[START OF TASK INPUT]

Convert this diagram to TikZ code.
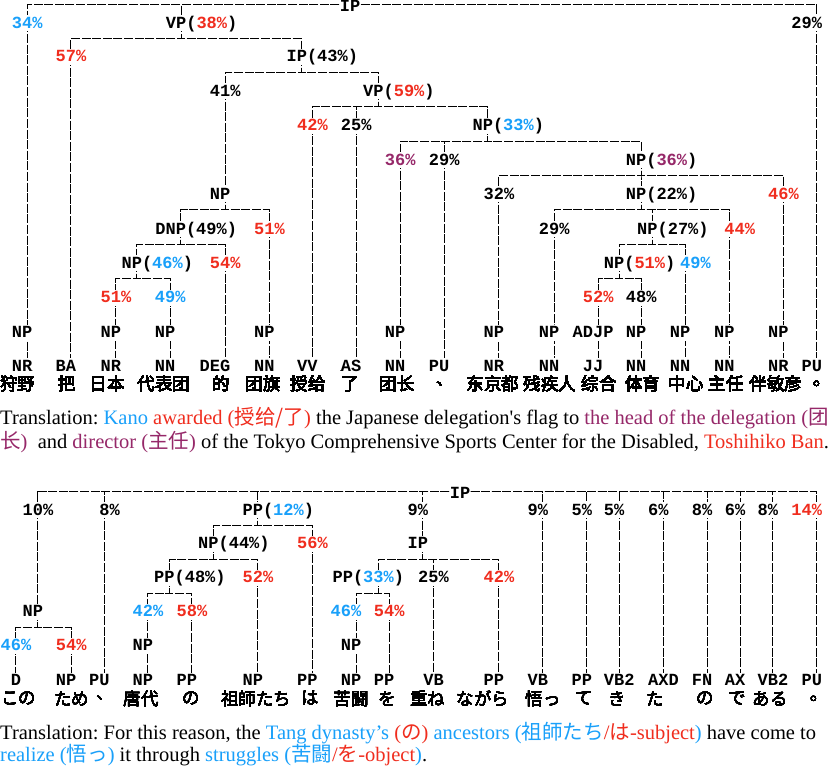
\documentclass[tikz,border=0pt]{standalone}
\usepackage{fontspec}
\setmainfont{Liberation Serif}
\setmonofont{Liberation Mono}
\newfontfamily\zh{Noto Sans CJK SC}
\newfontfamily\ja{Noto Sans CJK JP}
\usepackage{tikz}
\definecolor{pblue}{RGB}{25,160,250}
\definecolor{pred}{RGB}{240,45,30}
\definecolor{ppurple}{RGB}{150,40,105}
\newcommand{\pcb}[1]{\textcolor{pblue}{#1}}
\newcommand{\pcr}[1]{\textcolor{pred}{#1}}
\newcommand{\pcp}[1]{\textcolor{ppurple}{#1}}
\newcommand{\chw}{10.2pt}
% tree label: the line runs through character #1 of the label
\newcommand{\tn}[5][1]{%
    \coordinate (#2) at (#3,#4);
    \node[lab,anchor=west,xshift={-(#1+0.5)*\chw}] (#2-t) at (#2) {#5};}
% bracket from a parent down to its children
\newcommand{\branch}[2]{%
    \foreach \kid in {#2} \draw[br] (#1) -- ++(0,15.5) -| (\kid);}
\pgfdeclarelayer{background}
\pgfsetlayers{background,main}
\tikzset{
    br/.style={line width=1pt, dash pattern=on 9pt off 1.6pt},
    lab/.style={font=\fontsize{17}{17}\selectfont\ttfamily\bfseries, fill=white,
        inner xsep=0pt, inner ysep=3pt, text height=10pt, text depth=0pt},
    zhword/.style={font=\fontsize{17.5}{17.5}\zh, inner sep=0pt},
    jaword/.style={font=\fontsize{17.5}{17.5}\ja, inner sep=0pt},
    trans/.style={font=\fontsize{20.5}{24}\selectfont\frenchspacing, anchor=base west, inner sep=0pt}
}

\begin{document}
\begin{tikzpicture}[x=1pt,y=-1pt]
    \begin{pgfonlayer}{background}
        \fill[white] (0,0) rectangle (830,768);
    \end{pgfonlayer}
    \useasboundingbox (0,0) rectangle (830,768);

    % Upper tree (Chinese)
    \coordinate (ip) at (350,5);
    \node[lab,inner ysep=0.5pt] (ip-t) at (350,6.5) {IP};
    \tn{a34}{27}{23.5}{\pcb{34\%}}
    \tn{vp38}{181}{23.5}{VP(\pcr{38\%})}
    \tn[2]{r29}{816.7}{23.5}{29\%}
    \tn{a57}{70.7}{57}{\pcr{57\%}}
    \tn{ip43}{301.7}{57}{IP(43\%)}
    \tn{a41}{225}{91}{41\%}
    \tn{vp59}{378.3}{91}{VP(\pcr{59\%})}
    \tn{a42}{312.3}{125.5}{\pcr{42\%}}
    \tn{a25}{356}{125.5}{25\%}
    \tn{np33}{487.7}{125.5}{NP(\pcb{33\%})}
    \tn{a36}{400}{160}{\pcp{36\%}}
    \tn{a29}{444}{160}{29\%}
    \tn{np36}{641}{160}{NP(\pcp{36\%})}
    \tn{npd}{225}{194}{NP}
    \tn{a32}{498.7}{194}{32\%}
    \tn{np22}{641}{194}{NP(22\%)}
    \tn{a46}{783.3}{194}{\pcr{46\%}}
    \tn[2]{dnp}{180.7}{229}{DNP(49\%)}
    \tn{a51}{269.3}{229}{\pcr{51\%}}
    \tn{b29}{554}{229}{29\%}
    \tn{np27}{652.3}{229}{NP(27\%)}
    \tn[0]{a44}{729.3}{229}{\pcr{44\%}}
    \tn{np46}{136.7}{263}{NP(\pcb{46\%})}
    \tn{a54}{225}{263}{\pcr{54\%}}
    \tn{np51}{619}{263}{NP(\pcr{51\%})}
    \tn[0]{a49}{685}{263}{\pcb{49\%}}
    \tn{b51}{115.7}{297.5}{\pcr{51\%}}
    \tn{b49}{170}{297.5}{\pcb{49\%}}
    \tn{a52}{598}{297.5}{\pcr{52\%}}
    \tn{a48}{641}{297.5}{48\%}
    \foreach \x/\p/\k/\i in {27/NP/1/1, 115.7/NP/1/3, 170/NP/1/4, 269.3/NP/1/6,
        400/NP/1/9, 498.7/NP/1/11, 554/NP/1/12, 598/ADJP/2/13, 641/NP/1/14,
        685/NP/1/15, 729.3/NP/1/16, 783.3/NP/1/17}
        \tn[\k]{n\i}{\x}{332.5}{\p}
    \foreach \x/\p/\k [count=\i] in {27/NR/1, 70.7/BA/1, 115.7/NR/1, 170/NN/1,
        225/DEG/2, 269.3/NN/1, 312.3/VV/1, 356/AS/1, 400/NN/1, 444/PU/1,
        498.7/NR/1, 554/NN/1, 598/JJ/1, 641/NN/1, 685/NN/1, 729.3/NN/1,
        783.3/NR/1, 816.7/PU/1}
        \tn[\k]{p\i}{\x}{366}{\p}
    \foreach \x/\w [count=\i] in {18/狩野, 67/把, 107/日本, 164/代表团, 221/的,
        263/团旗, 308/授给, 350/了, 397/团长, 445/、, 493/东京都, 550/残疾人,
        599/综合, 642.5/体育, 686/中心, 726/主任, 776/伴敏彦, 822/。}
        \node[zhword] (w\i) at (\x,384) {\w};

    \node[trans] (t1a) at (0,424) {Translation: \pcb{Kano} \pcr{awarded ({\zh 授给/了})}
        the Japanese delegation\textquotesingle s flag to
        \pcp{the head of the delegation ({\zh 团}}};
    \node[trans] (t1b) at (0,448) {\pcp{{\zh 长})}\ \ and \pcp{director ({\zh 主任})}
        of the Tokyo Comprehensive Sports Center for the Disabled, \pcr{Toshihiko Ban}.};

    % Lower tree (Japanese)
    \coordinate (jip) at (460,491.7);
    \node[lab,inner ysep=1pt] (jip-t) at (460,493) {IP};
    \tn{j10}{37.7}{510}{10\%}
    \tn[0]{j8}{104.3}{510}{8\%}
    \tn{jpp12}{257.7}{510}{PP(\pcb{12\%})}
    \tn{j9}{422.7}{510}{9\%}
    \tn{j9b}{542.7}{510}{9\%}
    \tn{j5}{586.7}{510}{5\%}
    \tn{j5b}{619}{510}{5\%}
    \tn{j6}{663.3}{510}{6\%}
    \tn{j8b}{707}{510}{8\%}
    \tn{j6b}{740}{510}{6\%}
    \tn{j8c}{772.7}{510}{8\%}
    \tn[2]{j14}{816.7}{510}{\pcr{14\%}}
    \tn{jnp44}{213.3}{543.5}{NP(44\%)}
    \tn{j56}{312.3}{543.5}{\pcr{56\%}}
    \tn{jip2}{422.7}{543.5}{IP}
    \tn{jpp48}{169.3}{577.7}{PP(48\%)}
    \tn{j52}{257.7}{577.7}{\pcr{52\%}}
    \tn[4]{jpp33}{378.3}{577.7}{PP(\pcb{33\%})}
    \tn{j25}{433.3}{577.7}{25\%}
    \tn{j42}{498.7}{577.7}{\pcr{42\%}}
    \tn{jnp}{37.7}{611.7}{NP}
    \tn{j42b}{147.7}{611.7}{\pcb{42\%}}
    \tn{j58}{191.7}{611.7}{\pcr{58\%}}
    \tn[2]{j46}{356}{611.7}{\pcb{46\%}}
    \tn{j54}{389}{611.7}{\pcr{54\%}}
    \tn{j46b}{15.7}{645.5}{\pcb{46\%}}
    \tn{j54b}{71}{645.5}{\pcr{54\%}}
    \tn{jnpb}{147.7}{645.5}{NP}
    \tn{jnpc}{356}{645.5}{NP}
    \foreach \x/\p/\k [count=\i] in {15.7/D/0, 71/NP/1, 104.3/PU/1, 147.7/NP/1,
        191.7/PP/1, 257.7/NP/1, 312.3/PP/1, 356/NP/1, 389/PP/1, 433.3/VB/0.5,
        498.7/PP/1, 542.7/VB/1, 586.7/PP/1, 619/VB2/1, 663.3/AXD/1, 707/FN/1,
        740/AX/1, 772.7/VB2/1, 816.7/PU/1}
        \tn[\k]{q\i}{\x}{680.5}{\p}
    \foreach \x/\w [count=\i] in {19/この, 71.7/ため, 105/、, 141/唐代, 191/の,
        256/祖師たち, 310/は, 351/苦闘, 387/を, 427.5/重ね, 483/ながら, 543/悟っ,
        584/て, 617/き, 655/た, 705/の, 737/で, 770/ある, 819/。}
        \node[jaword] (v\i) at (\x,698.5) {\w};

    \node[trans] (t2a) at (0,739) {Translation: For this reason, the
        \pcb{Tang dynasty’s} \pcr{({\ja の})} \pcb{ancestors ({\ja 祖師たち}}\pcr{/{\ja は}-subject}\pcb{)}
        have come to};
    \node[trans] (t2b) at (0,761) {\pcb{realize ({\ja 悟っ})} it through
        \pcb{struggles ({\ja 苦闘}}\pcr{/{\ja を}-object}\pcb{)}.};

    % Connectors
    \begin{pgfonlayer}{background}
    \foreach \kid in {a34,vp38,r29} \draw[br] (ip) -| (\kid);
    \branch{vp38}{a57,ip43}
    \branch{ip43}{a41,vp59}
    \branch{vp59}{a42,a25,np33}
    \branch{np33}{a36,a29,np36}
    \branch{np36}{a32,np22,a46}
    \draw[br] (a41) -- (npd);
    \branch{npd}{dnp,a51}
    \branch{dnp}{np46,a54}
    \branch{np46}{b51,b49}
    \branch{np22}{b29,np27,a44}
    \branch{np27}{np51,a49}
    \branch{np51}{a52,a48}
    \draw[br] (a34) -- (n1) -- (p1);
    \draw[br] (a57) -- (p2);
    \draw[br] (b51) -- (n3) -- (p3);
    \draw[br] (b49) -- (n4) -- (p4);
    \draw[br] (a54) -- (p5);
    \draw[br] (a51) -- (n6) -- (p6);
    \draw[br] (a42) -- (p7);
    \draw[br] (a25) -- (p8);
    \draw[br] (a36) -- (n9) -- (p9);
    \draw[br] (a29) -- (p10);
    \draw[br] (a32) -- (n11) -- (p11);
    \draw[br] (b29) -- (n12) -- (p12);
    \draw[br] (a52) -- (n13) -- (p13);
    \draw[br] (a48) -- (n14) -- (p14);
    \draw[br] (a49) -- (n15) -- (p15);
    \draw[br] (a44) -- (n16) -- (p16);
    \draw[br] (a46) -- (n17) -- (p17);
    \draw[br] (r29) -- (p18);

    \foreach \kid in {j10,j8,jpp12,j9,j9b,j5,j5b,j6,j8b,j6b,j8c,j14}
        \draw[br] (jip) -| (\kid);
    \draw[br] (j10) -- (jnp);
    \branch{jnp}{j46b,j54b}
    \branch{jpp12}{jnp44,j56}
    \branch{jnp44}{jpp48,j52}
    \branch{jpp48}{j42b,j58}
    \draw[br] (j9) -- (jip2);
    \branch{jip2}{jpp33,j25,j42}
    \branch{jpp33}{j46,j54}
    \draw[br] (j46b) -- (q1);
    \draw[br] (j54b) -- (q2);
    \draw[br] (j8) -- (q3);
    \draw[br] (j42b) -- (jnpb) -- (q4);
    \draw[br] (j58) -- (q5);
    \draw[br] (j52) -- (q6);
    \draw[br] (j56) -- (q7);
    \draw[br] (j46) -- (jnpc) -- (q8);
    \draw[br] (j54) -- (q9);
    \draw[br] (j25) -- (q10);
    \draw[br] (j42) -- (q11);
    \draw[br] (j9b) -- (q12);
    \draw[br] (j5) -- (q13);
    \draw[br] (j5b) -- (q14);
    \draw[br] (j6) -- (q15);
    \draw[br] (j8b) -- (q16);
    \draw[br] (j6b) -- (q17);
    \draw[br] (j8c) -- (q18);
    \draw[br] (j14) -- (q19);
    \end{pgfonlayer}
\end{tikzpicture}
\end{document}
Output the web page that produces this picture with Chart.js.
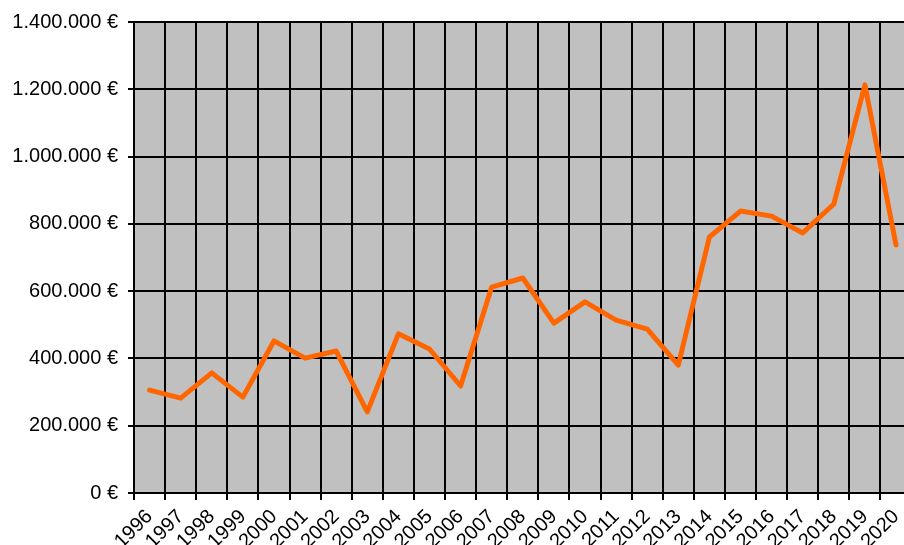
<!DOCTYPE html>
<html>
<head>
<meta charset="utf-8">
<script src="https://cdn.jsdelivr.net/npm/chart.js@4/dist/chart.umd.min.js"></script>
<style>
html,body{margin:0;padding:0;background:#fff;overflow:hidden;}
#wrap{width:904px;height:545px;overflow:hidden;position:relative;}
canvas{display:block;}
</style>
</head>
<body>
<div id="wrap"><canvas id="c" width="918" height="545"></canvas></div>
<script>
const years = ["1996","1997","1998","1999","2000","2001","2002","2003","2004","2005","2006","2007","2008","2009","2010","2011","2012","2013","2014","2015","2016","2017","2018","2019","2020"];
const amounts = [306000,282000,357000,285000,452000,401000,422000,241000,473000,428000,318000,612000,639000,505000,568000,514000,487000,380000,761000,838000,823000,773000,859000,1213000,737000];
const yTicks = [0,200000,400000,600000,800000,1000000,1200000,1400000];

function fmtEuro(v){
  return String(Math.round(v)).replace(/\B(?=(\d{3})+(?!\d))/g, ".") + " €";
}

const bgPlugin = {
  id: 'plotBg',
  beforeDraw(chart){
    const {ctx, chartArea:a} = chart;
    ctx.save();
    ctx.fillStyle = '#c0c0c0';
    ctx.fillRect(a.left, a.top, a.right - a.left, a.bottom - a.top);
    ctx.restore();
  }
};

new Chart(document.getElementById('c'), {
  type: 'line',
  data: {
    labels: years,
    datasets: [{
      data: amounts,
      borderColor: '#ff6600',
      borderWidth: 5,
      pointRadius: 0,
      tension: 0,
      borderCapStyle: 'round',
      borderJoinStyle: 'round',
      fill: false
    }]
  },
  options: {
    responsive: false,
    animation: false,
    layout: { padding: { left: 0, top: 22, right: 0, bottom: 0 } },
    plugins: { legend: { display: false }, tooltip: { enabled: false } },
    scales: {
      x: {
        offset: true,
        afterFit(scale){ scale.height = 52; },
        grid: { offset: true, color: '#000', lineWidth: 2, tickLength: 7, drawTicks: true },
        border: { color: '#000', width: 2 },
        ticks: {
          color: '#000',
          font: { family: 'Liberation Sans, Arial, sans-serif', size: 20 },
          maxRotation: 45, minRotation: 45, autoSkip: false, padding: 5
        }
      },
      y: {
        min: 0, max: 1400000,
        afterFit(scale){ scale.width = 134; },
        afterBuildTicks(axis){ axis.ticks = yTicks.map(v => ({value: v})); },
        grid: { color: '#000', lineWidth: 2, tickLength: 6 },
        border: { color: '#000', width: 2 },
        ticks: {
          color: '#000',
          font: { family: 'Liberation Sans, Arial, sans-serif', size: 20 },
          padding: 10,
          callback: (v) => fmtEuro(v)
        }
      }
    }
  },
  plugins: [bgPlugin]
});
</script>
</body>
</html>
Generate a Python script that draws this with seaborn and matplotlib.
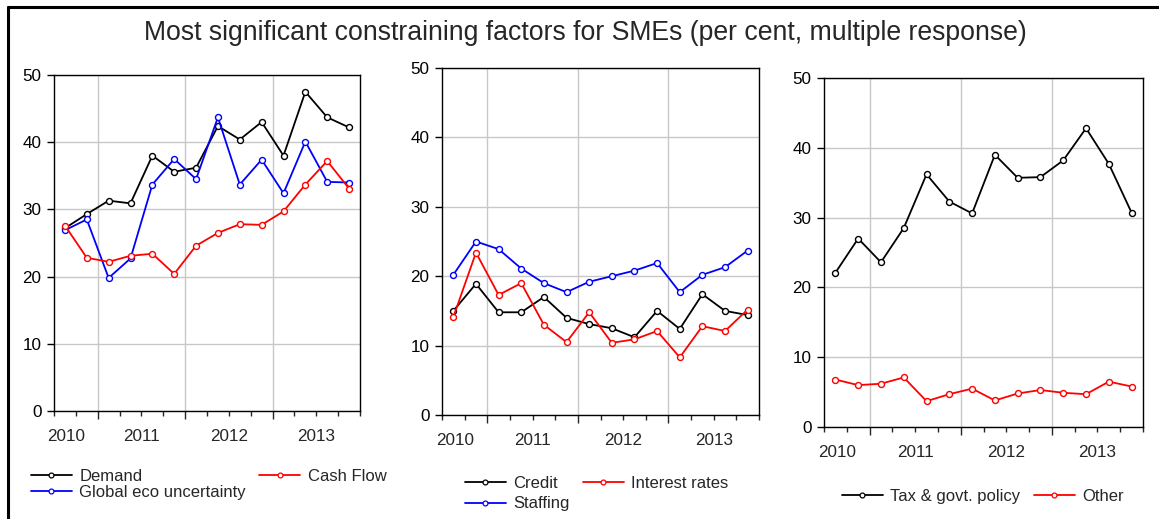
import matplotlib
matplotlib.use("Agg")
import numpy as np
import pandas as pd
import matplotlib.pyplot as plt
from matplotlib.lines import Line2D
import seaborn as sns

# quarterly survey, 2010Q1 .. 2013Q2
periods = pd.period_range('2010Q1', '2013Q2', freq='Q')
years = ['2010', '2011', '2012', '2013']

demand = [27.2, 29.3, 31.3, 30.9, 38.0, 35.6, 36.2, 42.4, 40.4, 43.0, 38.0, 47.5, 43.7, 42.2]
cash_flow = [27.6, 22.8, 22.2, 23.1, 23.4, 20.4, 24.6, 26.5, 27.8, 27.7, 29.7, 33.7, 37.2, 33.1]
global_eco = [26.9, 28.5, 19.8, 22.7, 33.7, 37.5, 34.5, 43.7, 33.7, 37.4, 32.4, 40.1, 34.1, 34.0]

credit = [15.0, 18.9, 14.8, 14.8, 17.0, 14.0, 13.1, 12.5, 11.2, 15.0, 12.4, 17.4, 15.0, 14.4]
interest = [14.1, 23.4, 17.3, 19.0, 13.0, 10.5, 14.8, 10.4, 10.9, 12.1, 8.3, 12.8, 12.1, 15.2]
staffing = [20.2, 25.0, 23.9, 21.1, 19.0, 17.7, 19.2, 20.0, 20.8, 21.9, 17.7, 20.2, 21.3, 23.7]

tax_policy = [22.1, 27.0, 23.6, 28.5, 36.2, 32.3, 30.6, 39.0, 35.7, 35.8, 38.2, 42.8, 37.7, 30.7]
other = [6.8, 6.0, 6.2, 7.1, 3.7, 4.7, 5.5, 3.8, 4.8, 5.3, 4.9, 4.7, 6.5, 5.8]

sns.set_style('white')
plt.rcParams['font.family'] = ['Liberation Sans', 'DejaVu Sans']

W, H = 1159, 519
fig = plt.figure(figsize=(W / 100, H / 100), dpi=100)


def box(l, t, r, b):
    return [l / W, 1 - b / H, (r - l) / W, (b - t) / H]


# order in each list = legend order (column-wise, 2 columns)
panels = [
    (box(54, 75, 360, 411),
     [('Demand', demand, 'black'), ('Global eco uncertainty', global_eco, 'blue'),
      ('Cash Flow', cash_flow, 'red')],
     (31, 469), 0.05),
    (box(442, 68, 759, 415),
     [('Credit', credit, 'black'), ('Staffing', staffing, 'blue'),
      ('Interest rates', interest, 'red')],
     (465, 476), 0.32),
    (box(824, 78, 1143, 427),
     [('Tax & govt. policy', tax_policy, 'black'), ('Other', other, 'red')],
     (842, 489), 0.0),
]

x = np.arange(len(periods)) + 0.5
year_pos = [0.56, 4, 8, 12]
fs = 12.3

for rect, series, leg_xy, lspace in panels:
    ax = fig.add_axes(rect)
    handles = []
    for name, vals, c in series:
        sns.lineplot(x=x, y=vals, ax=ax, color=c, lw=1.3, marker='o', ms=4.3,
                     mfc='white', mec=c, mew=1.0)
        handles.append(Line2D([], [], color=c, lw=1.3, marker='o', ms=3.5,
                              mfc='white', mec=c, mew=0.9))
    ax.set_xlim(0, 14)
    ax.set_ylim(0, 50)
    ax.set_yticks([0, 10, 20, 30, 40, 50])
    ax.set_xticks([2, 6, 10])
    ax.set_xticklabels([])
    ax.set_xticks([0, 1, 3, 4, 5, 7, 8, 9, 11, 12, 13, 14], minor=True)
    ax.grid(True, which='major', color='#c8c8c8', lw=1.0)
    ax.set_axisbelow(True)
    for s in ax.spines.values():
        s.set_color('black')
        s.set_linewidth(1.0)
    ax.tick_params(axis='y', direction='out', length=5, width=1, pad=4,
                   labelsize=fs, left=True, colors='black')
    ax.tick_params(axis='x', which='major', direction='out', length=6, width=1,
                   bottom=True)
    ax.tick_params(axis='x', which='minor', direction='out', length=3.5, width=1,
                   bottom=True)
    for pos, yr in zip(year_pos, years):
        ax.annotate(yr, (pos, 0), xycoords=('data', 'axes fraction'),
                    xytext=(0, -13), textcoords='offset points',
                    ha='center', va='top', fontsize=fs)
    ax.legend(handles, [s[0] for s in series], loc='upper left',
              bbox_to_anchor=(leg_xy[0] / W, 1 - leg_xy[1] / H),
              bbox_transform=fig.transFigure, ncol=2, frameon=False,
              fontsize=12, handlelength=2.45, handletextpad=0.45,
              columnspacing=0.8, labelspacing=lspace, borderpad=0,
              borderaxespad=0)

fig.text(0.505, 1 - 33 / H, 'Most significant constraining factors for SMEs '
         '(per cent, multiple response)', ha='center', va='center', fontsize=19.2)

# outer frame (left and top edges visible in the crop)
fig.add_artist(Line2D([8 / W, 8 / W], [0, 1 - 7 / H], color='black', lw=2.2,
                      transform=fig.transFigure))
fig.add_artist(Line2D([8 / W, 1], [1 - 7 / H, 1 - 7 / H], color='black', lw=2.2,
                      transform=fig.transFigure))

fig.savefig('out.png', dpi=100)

[END OF TASK INPUT]

TASK DESCRIPTION -
Keep the images out of the copy. Repeat word for word only the lines from the one containing "Generate a Python" through the one containing "import seaborn as sns", both ends included.

REPLY -
Generate a Python script that draws this with seaborn and matplotlib.
import matplotlib
matplotlib.use("Agg")
import numpy as np
import pandas as pd
import matplotlib.pyplot as plt
from matplotlib.lines import Line2D
import seaborn as sns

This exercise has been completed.